El colapso de la imparcialidad: del juez natural al juez partidario
En la tradición liberal-republicana, el juez es aquel que se sitúa fuera del conflicto, porque no es parte. Pero un juez que ha hecho campaña, que ha negociado con actores políticos, que ha comprometido lealtades territoriales, ya no es un tercero. Es, por definición, un actor. Y todo sistema penal que opera sin terceros imparciales es un simulacro de justicia. Se mantiene la estructura del proceso, pero se cancela su garantía.
Implicaciones filosófico-políticas: entre Hobbes, Rousseau y Arendt
Desde Hobbes, sabemos que el soberano busca monopolizar no sólo la fuerza, sino la definición misma de lo justo. Desde Rousseau, sabemos que la voluntad general puede ser tan opresiva como la tiranía individual si no hay límites jurídicos. Y desde Arendt, aprendimos que todo poder que convierte al procedimiento en formalidad vacía tiende al autoritarismo. México, hoy, corre el riesgo de experimentar esa triple lección: un soberano sin contrapesos, una voluntad popular sin límites, y un proceso legal sin contenido garantista.

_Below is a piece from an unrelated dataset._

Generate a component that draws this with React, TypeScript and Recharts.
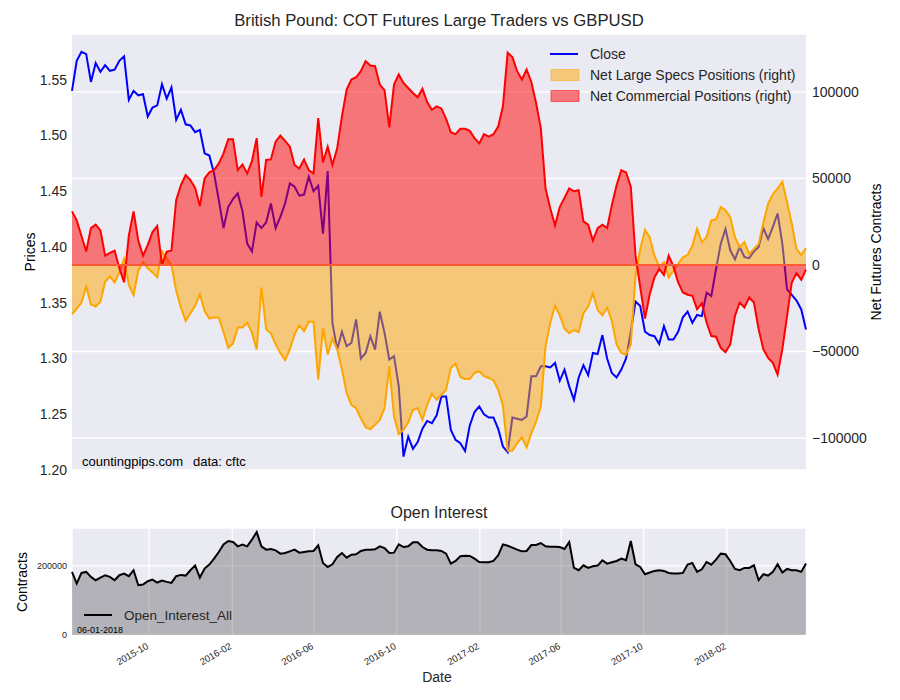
import React from 'react';
import { ComposedChart, Line, Area, XAxis, YAxis, CartesianGrid, ReferenceLine } from 'recharts';

// weekly COT report dates (Tuesdays) from 2015-06-09 to 2018-05-29
const FIRST_WEEK = Date.UTC(2015, 5, 9);
const WEEK_MS = 7 * 24 * 3600 * 1000;

export const closePrices = [
  1.540, 1.567, 1.575, 1.573, 1.548, 1.565, 1.557, 1.563, 1.558, 1.559,
  1.567, 1.571, 1.532, 1.540, 1.536, 1.537, 1.517, 1.525, 1.527, 1.546,
  1.533, 1.543, 1.514, 1.523, 1.510, 1.509, 1.503, 1.505, 1.484, 1.482,
  1.466, 1.442, 1.417, 1.436, 1.443, 1.448, 1.432, 1.403, 1.396, 1.422,
  1.417, 1.422, 1.439, 1.417, 1.427, 1.439, 1.457, 1.454, 1.446, 1.447,
  1.463, 1.450, 1.455, 1.412, 1.468, 1.332, 1.308, 1.324, 1.311, 1.314,
  1.335, 1.300, 1.305, 1.320, 1.308, 1.342, 1.323, 1.299, 1.302, 1.275,
  1.212, 1.230, 1.219, 1.225, 1.237, 1.244, 1.242, 1.249, 1.266, 1.266,
  1.236, 1.227, 1.224, 1.217, 1.240, 1.252, 1.257, 1.250, 1.247, 1.247,
  1.237, 1.221, 1.216, 1.247, 1.246, 1.245, 1.248, 1.284, 1.284, 1.293,
  1.293, 1.292, 1.296, 1.280, 1.290, 1.275, 1.263, 1.283, 1.294, 1.285,
  1.305, 1.304, 1.321, 1.300, 1.287, 1.283, 1.290, 1.300, 1.324, 1.351,
  1.347, 1.324, 1.321, 1.320, 1.313, 1.329, 1.317, 1.317, 1.324, 1.337,
  1.342, 1.332, 1.339, 1.338, 1.359, 1.356, 1.380, 1.403, 1.416, 1.397,
  1.389, 1.400, 1.391, 1.390, 1.396, 1.400, 1.417, 1.407, 1.418, 1.430,
  1.403, 1.362, 1.357, 1.352, 1.344, 1.326,
];

export const netSpecs = [
  -28500, -25200, -21700, -12400, -22900, -24000, -21300, -9700, -6600, -10100,
  -4300, 3500, -11600, -17400, -3300, 1550, -1900, -4300, -7200, 7750,
  3900, 0, -14900, -24600, -32400, -27900, -23600, -16900, -26600, -31000,
  -30400, -30400, -38800, -47900, -45300, -36200, -36200, -33300, -39100, -48800,
  -13000, -37200, -39500, -45900, -50800, -55000, -48800, -40100, -34900, -38200,
  -32800, -32800, -66300, -36600, -51700, -42600, -48800, -60500, -74000, -80800,
  -82800, -88600, -93800, -95000, -92400, -89500, -82800, -58600, -87600, -97700,
  -95300, -91100, -83700, -82800, -89500, -80800, -74400, -77900, -75000, -72100,
  -59500, -57000, -64700, -65900, -65900, -62400, -61400, -64300, -65300, -66700,
  -72100, -81400, -107400, -107400, -103100, -99600, -105400, -97300, -90500, -81800,
  -46900, -33300, -23600, -29100, -36800, -39500, -37600, -38800, -27900, -24000,
  -16300, -26000, -29100, -24600, -32400, -45900, -50800, -51700, -45900, -6200,
  9300, 20300, 16100, 5400, -800, 1550, -7200, -3300, 600, 4500,
  5800, 11200, 20900, 13200, 16100, 25800, 26400, 33500, 31600, 27700,
  16100, 10300, 13200, 6400, 9300, 12200, 24400, 35500, 40900, 44200,
  48100, 36400, 23800, 9300, 5800, 9700,
];

export const netCommercial = [
  31000, 25800, 16700, 7750, 21300, 23300, 20000, 5400, 7000, 8300,
  -1900, -10000, 17000, 31000, 14100, 5400, 11600, 19000, 22500, 0,
  7750, 8300, 37400, 46100, 52000, 49000, 44600, 34100, 50000, 53500,
  54800, 58700, 64500, 72700, 72700, 54800, 58100, 52900, 60000, 73300,
  39300, 60700, 61000, 71300, 74800, 71700, 68400, 57800, 55800, 61000,
  54800, 52900, 84900, 59300, 68400, 57800, 67400, 85900, 101400, 107200,
  108500, 112000, 117800, 115300, 114900, 104300, 101000, 79500, 104300, 110100,
  105200, 102300, 99400, 96900, 101900, 94200, 89700, 91700, 90500, 84500,
  76700, 75600, 78700, 78700, 77500, 73300, 70300, 75600, 74200, 75600,
  80000, 91700, 122700, 120200, 112000, 107200, 113000, 105800, 93600, 79100,
  44200, 32600, 22900, 33500, 38800, 44200, 42600, 43200, 25200, 23300,
  14100, 21300, 23300, 21300, 34500, 46100, 54800, 53500, 45200, 5400,
  -13000, -31000, -16900, -7200, -2300, -5800, 5400, -800, -10100, -15900,
  -17200, -17800, -25600, -22100, -33300, -41100, -41500, -47900, -50400, -45900,
  -29500, -21700, -24600, -18800, -21700, -37200, -48800, -53700, -56600, -63400,
  -48800, -29500, -10100, -4700, -8500, -2700,
];

export const openInterest = [
  182800, 149100, 179900, 182800, 168400, 158700, 166400, 173200, 168400, 158700,
  173200, 178000, 170300, 187600, 144300, 146200, 155800, 160700, 152000, 157800,
  153900, 151000, 170300, 174100, 172200, 187600, 201100, 166400, 192400, 203900,
  221300, 240500, 262600, 272200, 269400, 256900, 261700, 256900, 276100, 298200,
  256900, 247200, 249200, 245300, 235700, 237600, 242400, 247200, 238600, 240500,
  242400, 243400, 259700, 208800, 197200, 204900, 226100, 237600, 224100, 232800,
  233800, 243400, 247200, 247200, 248200, 256900, 252000, 237600, 238600, 262600,
  254900, 256900, 268400, 268400, 254900, 247200, 245300, 245300, 243400, 235700,
  206800, 214500, 228000, 229900, 229000, 221300, 211600, 210700, 210700, 214500,
  230900, 262600, 258800, 253000, 247200, 242400, 243400, 260700, 260700, 266500,
  256900, 255900, 255900, 254900, 249200, 269400, 194300, 187600, 202000, 194300,
  199100, 201100, 216500, 206800, 210700, 214500, 221300, 216500, 272200, 204900,
  197200, 176000, 180900, 185700, 187600, 185700, 179900, 178000, 178000, 179900,
  203900, 208800, 182800, 190500, 211600, 203900, 218400, 235700, 233800, 214500,
  191400, 187600, 194300, 194300, 202000, 158700, 176000, 172200, 182800, 204900,
  180900, 191400, 187600, 187600, 182800, 206800,
];

const monthTicks = ['2015-10-01', '2016-02-01', '2016-06-01', '2016-10-01', '2017-02-01', '2017-06-01', '2017-10-01', '2018-02-01'].map(d => Date.parse(d));
const priceTicks = [1.2, 1.25, 1.3, 1.35, 1.4, 1.45, 1.5, 1.55];
const netTicks = [-100000, -50000, 0, 50000, 100000];
const oiTicks = [0, 200000];

const rows = closePrices.map((close, i) => ({
  t: FIRST_WEEK + i * WEEK_MS,
  close,
  specs: netSpecs[i],
  comm: netCommercial[i],
  oi: openInterest[i],
}));
const xDomain = [rows[0].t, rows[rows.length - 1].t];

const TEXT = '#262626';
const BG = '#eaeaf2';

const fmtNet = (v: number) => (v < 0 ? `\u2212${Math.abs(v)}` : `${v}`);
const fmtMonth = (t: number) => {
  const d = new Date(t);
  return `${d.getUTCFullYear()}-${String(d.getUTCMonth() + 1).padStart(2, '0')}`;
};

function DateTick(props: any) {
  const { x, y, payload } = props;
  const ty = y + 5;
  return (
    <g transform={`translate(${x},${ty})`}>
      <text x={0} y={0} textAnchor="end" fontSize={9.5} fill={TEXT} transform="rotate(-30)">
        {fmtMonth(payload.value)}
      </text>
    </g>
  );
}

export default function App() {
  return (
    <div style={{ position: 'absolute', left: 0, top: 0, width: 900, height: 700, background: '#fff', fontFamily: '"Liberation Sans", Arial, sans-serif' }}>
      {/* price + net positions panel */}
      <div style={{ position: 'absolute', left: 0, top: 0 }}>
        <ComposedChart width={900} height={480} data={rows} margin={{ top: 34, right: 0, bottom: 10, left: 8 }}>
          <CartesianGrid yAxisId="net" vertical={false} fill={BG} fillOpacity={1} stroke="#fff" strokeWidth={1.3} />
          <XAxis dataKey="t" type="number" domain={xDomain} hide />
          <YAxis
            yAxisId="price"
            domain={[1.2, 1.591]}
            ticks={priceTicks}
            allowDataOverflow
            width={64}
            axisLine={false}
            tickLine={false}
            tickSize={3}
            tick={{ fontSize: 14, fill: TEXT }}
            tickFormatter={(v: number) => v.toFixed(2)}
          />
          <YAxis
            yAxisId="net"
            orientation="right"
            domain={[-118500, 133500]}
            ticks={netTicks}
            allowDataOverflow
            width={94}
            axisLine={false}
            tickLine={false}
            tickSize={4}
            tick={{ fontSize: 14, fill: TEXT }}
            tickFormatter={fmtNet}
          />
          <Line yAxisId="price" type="linear" dataKey="close" stroke="#0000ff" strokeWidth={2} dot={false} activeDot={false} isAnimationActive={false} zIndex={50} />
          <Area yAxisId="net" type="linear" dataKey="specs" baseValue={0} stroke="#ffa500" strokeWidth={2} fill="#ffa500" fillOpacity={0.5} dot={false} activeDot={false} isAnimationActive={false} />
          <Area yAxisId="net" type="linear" dataKey="comm" baseValue={0} stroke="#ff0000" strokeWidth={2} fill="#ff0000" fillOpacity={0.5} dot={false} activeDot={false} isAnimationActive={false} />
          <ReferenceLine yAxisId="net" y={0} stroke="#ff5a36" strokeWidth={2} />
        </ComposedChart>
      </div>

      {/* open interest panel */}
      <div style={{ position: 'absolute', left: 0, top: 500 }}>
        <ComposedChart width={900} height={200} data={rows} margin={{ top: 28, right: 94, bottom: 15, left: 8 }}>
          <CartesianGrid fill={BG} fillOpacity={1} stroke="#fff" strokeWidth={1.3} />
          <XAxis
            dataKey="t"
            type="number"
            domain={xDomain}
            ticks={monthTicks}
            height={50}
            axisLine={false}
            tickLine={false}
            tickSize={6}
            tickMargin={2}
            tick={<DateTick />}
            interval={0}
          />
          <YAxis
            domain={[0, 310000]}
            ticks={oiTicks}
            allowDataOverflow
            width={64}
            axisLine={false}
            tickLine={false}
            tickSize={3}
            tick={{ fontSize: 9, fill: TEXT }}
          />
          <Area type="linear" dataKey="oi" baseValue={0} stroke="#000" strokeWidth={2} fill="#000" fillOpacity={0.24} dot={false} activeDot={false} isAnimationActive={false} />
        </ComposedChart>
      </div>

      {/* titles, axis labels, legends */}
      <svg width={900} height={700} style={{ position: 'absolute', left: 0, top: 0, pointerEvents: 'none' }}>
        <text x={439} y={20} textAnchor="middle" dominantBaseline="central" fontSize={16.7} fill={TEXT}>
          British Pound: COT Futures Large Traders vs GBPUSD
        </text>
        <text x={30} y={252} textAnchor="middle" dominantBaseline="central" fontSize={14} fill="#000" transform="rotate(-90 30 252)">Prices</text>
        <text x={876} y={252} textAnchor="middle" dominantBaseline="central" fontSize={14} fill="#000" transform="rotate(-90 876 252)">Net Futures Contracts</text>
        <text x={82} y={461} dominantBaseline="central" fontSize={13} fill="#000">countingpips.com</text>
        <text x={193} y={461} dominantBaseline="central" fontSize={13} fill="#000">data: cftc</text>

        <line x1={550} x2={578} y1={54} y2={54} stroke="#0000ff" strokeWidth={2} />
        <text x={590} y={54} dominantBaseline="central" fontSize={14} fill={TEXT}>Close</text>
        <rect x={551} y={69.5} width={28} height={11} fill="#ffa500" fillOpacity={0.5} stroke="#ffa500" strokeOpacity={0.5} />
        <text x={590} y={75} dominantBaseline="central" fontSize={14} fill={TEXT}>Net Large Specs Positions (right)</text>
        <rect x={551} y={90.5} width={28} height={11} fill="#ff0000" fillOpacity={0.5} stroke="#ff0000" strokeOpacity={0.5} />
        <text x={590} y={96} dominantBaseline="central" fontSize={14} fill={TEXT}>Net Commercial Positions (right)</text>

        <text x={439} y={512} textAnchor="middle" dominantBaseline="central" fontSize={16} fill={TEXT}>Open Interest</text>
        <text x={22} y={582} textAnchor="middle" dominantBaseline="central" fontSize={14} fill="#000" transform="rotate(-90 22 582)">Contracts</text>
        <text x={437} y={677} textAnchor="middle" dominantBaseline="central" fontSize={14} fill={TEXT}>Date</text>
        <line x1={84} x2={112} y1={615} y2={615} stroke="#000" strokeWidth={2} />
        <text x={124} y={615} dominantBaseline="central" fontSize={13.5} fill={TEXT}>Open_Interest_All</text>
        <text x={77} y={630} dominantBaseline="central" fontSize={9} fill="#000">06-01-2018</text>
      </svg>
    </div>
  );
}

Prospectiva: el retorno del castigo político
La justicia penal mexicana se enfrenta al riesgo de volverse una herramienta del poder electo: persigue por conveniencia, absuelve por cálculo, y selecciona enemigos en función de alianzas y coyunturas. El Ministerio Público dejará de ser un órgano técnico de la legalidad, y el juez será un actor político con toga . . . O con guayabera. El sistema penal no protegerá a la ciudadanía de los excesos del poder, sino que protegerá al poder de sus enemigos.
Conclusión: resistir desde el derecho
No estamos ante una reforma jurídica, sino ante una mutación política. Lo que se juega no es sólo el equilibrio institucional, sino la posibilidad misma de una justicia independiente, racional y profesional. Resistir esta regresión no es un acto de nostalgia liberal: es una defensa ética del derecho como límite, como forma y como garantía. Porque cuando el poder convierte al juicio en trámite, y al castigo en estrategia, la ley deja de ser justicia y se convierte en instrumento. Y eso, históricamente, siempre ha tenido un nombre: autoritarismo revestido de legalidad.